◆ Given task
Select the lines below containing the word "this".

··· Input data

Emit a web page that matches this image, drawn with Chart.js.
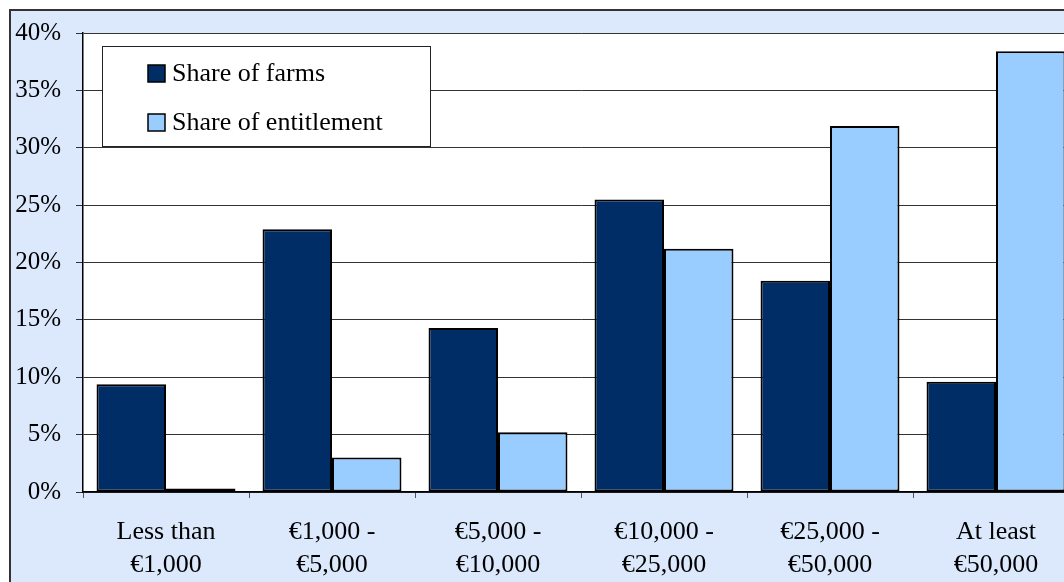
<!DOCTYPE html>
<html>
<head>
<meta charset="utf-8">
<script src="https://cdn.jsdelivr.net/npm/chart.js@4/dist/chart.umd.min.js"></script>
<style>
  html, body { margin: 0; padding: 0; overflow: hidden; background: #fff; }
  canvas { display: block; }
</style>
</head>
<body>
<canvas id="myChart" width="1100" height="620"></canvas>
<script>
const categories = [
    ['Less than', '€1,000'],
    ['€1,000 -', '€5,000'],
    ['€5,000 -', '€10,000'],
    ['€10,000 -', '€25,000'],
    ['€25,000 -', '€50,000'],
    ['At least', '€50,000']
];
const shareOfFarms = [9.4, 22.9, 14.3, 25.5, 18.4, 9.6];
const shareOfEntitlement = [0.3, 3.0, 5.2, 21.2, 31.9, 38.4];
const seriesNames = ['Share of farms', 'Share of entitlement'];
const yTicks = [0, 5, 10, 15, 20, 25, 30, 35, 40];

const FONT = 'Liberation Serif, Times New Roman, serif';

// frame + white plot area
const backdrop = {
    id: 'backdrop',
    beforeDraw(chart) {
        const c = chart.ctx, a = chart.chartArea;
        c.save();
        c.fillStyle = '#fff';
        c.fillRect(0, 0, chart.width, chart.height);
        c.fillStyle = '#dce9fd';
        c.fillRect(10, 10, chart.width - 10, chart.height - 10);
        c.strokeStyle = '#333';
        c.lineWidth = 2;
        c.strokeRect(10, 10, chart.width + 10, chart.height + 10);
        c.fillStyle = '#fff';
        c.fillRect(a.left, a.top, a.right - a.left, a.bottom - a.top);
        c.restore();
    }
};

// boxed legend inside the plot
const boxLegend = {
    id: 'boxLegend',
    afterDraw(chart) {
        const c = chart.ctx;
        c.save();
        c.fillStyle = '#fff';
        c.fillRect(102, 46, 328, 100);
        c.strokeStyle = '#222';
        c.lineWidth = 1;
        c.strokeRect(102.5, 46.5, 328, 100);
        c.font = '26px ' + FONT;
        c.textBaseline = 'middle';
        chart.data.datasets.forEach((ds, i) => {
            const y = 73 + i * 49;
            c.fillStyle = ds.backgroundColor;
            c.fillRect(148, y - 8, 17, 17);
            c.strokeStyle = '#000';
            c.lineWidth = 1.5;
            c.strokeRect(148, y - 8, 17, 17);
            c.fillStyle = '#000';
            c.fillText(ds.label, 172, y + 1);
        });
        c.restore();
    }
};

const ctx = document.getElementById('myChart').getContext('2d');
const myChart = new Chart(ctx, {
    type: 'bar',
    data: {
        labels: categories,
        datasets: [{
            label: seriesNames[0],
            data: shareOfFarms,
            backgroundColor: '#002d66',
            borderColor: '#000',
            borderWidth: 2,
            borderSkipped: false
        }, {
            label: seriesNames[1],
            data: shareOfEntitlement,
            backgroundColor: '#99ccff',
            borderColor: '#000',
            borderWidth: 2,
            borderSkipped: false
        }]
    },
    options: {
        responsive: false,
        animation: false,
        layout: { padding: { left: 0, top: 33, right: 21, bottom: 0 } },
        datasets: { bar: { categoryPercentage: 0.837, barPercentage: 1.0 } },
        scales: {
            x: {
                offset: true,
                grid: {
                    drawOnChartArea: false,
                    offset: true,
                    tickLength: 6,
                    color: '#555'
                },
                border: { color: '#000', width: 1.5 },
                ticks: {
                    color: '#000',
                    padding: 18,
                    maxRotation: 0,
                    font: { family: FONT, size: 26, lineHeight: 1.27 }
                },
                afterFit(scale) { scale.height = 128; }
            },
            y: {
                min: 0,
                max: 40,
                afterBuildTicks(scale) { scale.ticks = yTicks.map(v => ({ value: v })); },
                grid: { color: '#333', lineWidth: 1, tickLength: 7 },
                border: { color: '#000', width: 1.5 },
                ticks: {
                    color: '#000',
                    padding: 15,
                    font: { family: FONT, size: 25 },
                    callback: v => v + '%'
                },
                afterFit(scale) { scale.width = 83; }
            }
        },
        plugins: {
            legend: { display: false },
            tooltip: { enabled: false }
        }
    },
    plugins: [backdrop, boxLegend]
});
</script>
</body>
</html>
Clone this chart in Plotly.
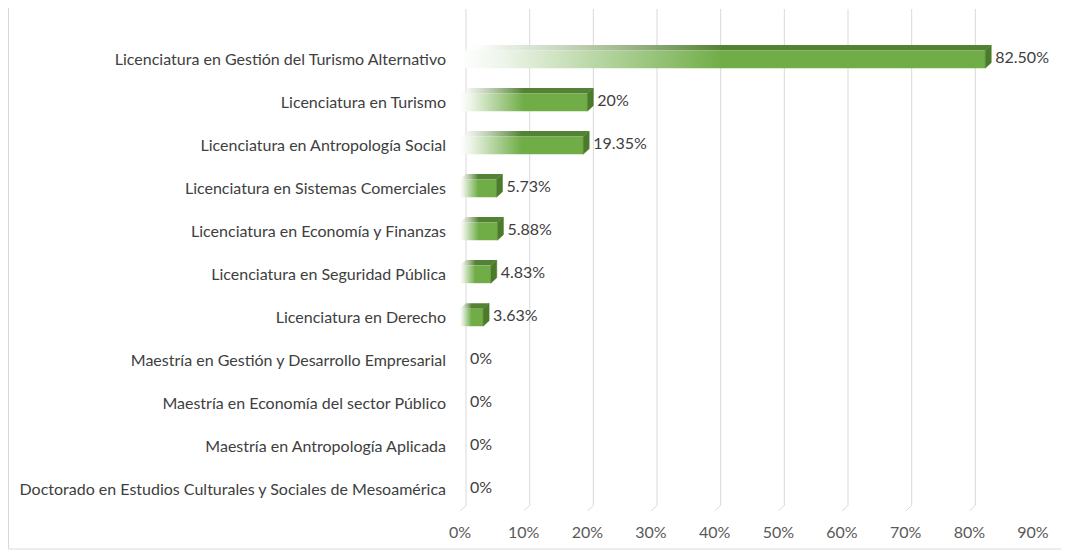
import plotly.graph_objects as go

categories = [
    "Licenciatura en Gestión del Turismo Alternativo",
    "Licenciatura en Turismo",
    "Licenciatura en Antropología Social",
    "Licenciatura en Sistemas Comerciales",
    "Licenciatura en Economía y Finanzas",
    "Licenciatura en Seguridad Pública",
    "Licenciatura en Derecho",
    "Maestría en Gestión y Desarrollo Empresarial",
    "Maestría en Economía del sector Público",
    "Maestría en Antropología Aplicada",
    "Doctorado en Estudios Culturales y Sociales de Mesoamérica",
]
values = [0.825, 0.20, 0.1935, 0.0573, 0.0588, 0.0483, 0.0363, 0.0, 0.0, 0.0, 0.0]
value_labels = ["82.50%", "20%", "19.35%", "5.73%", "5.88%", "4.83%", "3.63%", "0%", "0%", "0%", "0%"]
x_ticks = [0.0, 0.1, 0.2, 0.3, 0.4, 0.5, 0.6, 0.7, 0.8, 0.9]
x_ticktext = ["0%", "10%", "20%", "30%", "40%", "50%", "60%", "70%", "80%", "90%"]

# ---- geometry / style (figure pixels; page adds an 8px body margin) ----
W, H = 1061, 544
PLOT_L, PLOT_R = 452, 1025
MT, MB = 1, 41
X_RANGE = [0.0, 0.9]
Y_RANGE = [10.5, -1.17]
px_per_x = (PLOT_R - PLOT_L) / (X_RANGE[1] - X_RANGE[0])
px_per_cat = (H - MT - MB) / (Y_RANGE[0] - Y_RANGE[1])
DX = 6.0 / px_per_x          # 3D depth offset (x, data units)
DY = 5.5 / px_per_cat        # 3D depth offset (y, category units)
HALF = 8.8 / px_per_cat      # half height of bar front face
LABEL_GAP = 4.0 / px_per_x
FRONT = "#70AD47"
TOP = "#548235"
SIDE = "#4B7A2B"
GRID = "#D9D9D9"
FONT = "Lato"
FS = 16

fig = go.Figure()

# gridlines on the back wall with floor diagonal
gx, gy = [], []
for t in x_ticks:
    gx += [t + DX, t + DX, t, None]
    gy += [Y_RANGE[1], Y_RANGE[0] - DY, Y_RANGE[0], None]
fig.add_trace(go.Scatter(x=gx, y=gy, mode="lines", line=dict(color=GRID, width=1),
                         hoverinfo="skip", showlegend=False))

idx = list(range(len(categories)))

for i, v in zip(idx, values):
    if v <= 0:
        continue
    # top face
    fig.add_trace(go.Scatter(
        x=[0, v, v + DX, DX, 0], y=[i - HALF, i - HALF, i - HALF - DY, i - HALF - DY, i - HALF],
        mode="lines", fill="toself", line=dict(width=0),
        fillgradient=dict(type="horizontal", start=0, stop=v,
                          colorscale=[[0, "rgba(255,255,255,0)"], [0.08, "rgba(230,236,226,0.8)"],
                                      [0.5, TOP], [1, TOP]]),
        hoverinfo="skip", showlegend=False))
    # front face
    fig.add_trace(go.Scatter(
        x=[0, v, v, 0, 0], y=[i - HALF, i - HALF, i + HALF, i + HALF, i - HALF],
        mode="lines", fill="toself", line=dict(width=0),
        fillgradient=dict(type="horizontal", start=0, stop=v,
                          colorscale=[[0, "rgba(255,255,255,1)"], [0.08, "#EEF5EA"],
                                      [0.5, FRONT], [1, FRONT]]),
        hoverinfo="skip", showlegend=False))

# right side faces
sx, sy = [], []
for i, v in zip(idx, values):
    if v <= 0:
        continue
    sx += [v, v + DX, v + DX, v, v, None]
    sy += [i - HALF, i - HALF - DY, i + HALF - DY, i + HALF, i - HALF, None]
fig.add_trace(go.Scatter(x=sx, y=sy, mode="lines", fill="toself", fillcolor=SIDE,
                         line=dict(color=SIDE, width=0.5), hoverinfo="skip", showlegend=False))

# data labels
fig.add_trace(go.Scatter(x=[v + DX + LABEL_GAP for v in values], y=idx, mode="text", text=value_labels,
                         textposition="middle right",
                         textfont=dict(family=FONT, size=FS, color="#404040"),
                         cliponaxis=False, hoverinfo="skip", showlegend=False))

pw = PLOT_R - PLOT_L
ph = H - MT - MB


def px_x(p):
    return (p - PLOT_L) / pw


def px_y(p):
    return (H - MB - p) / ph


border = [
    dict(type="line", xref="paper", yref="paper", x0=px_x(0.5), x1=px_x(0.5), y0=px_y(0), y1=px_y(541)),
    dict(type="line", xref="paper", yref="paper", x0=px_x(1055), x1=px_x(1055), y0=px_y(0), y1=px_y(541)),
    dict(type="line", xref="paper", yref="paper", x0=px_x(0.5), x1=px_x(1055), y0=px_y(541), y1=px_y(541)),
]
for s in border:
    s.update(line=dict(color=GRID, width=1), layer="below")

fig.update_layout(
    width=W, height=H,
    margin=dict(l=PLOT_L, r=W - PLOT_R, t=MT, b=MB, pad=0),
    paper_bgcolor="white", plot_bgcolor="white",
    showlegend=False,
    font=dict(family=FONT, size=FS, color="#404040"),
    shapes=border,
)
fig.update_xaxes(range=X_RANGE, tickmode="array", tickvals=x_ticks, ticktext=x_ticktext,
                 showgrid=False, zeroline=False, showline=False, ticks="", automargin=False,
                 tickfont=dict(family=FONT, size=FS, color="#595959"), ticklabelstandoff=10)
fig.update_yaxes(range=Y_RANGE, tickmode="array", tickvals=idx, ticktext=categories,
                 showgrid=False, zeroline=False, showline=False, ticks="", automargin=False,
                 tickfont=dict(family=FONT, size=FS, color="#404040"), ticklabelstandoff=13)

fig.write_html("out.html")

······
··· Input data

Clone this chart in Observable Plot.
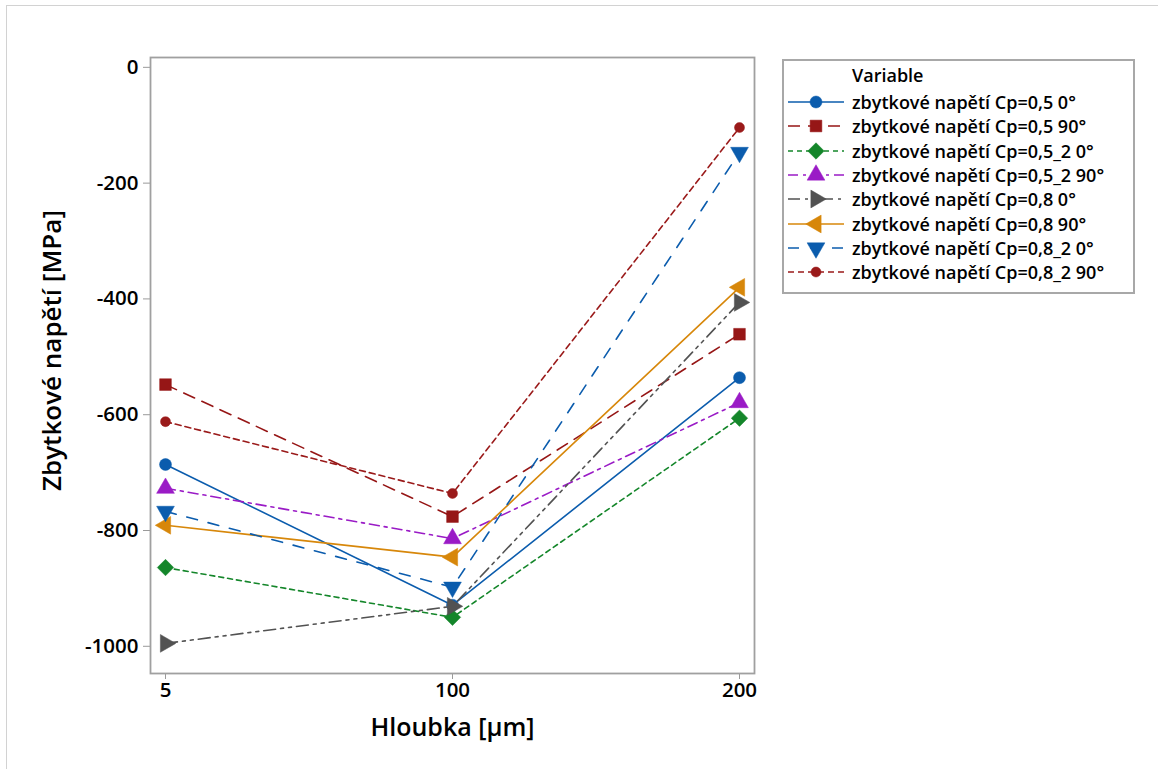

······
··· Input data

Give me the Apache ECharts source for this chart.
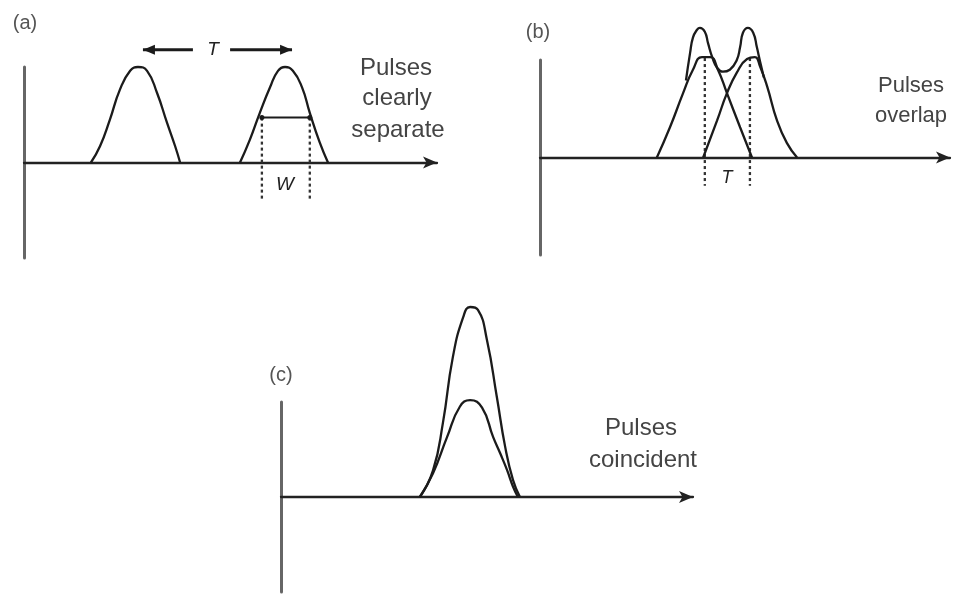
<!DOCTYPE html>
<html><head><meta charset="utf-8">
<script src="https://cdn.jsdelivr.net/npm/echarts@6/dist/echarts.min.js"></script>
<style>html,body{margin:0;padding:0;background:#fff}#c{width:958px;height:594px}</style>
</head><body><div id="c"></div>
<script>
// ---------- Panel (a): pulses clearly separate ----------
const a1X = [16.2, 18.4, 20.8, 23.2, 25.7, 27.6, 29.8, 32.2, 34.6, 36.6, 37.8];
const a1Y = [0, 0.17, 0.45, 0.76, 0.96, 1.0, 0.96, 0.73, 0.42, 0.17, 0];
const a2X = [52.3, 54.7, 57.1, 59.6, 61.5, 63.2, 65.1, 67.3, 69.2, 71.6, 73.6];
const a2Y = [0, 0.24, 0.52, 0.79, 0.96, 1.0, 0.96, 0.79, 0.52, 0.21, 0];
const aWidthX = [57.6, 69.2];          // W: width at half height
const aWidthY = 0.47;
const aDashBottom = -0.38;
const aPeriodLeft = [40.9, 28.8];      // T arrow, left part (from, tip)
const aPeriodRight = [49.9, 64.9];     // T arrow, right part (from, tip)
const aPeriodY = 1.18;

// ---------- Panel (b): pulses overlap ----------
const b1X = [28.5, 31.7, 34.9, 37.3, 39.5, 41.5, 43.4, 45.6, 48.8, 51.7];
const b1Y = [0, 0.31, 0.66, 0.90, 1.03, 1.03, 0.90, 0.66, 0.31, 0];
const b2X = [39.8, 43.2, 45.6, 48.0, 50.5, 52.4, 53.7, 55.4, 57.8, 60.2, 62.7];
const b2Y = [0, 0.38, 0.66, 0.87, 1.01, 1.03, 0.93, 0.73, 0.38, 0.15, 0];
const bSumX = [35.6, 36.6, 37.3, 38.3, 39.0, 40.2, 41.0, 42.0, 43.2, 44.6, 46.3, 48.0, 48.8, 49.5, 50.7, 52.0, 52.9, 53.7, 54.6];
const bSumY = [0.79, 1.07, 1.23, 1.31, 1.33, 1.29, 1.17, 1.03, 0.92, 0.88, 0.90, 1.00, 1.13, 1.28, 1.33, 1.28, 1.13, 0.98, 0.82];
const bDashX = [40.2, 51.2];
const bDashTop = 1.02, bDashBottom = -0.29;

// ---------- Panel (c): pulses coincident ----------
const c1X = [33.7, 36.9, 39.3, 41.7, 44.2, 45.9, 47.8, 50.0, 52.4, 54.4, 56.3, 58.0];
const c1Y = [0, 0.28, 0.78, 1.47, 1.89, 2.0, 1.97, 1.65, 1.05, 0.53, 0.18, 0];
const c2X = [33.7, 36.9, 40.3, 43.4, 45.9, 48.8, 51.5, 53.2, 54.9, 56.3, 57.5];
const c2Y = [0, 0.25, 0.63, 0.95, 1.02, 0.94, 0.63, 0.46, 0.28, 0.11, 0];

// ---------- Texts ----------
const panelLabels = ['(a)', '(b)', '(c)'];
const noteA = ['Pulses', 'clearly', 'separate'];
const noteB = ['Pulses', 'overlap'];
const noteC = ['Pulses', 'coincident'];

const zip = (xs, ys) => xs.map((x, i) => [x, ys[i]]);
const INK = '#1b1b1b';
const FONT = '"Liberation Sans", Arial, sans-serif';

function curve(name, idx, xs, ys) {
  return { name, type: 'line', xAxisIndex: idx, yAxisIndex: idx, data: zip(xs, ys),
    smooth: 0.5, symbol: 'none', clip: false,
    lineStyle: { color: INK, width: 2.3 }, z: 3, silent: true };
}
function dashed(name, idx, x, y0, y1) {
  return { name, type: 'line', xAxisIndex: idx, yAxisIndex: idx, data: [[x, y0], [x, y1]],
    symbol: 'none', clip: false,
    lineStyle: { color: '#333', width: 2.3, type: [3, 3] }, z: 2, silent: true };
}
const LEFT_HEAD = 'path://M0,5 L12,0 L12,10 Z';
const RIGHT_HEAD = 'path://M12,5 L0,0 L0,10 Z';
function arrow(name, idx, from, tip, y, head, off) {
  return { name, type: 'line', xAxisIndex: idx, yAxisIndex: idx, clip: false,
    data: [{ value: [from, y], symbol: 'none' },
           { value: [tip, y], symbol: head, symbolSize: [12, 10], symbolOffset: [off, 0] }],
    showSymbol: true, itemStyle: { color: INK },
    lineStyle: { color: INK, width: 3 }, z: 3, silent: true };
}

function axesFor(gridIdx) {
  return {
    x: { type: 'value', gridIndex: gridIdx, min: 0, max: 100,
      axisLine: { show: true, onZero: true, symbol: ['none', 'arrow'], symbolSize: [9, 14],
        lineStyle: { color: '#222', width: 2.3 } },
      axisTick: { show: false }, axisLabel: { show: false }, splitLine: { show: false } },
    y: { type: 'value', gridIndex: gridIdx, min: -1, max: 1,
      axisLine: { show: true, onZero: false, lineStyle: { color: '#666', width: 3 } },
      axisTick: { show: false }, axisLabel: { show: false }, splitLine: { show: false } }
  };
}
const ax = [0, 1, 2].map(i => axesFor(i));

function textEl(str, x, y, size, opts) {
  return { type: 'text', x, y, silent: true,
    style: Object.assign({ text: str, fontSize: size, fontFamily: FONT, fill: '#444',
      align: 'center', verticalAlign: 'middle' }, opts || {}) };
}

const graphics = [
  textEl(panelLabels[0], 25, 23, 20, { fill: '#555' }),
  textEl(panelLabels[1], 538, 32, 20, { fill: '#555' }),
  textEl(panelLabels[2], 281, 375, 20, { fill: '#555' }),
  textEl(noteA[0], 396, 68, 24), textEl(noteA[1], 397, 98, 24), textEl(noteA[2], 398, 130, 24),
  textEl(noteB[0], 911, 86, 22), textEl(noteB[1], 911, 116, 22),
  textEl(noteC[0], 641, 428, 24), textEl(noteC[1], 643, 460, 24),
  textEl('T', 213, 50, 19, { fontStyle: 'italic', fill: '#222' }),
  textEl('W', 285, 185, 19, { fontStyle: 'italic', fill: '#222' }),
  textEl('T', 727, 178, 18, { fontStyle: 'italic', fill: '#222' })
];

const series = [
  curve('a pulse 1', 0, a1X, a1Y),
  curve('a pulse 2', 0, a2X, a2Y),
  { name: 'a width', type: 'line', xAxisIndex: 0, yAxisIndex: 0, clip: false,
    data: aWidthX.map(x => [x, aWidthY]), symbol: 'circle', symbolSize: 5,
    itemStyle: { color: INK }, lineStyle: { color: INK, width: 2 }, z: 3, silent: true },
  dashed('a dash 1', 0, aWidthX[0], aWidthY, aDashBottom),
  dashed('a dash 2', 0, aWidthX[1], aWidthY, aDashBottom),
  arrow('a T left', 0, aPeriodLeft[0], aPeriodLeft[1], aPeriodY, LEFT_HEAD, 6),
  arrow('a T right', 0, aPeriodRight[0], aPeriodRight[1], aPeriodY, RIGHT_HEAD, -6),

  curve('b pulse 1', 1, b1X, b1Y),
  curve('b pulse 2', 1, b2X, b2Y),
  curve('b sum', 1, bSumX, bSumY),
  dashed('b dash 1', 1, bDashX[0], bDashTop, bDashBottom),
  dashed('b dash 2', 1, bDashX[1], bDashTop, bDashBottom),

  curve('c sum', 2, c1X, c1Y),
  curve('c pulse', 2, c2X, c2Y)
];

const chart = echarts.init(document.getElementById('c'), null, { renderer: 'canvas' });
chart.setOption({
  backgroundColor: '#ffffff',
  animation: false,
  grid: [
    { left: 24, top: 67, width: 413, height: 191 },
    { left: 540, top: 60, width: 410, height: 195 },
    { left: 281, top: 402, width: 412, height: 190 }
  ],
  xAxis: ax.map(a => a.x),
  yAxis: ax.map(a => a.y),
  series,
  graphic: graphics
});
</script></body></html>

······

◆ Solution to the problem
Emit a web page that matches this image, drawn with Chart.js.
Clone this chart in Plotly.
Clone this chart in Observable Plot.
Give me the Apache ECharts source for this chart.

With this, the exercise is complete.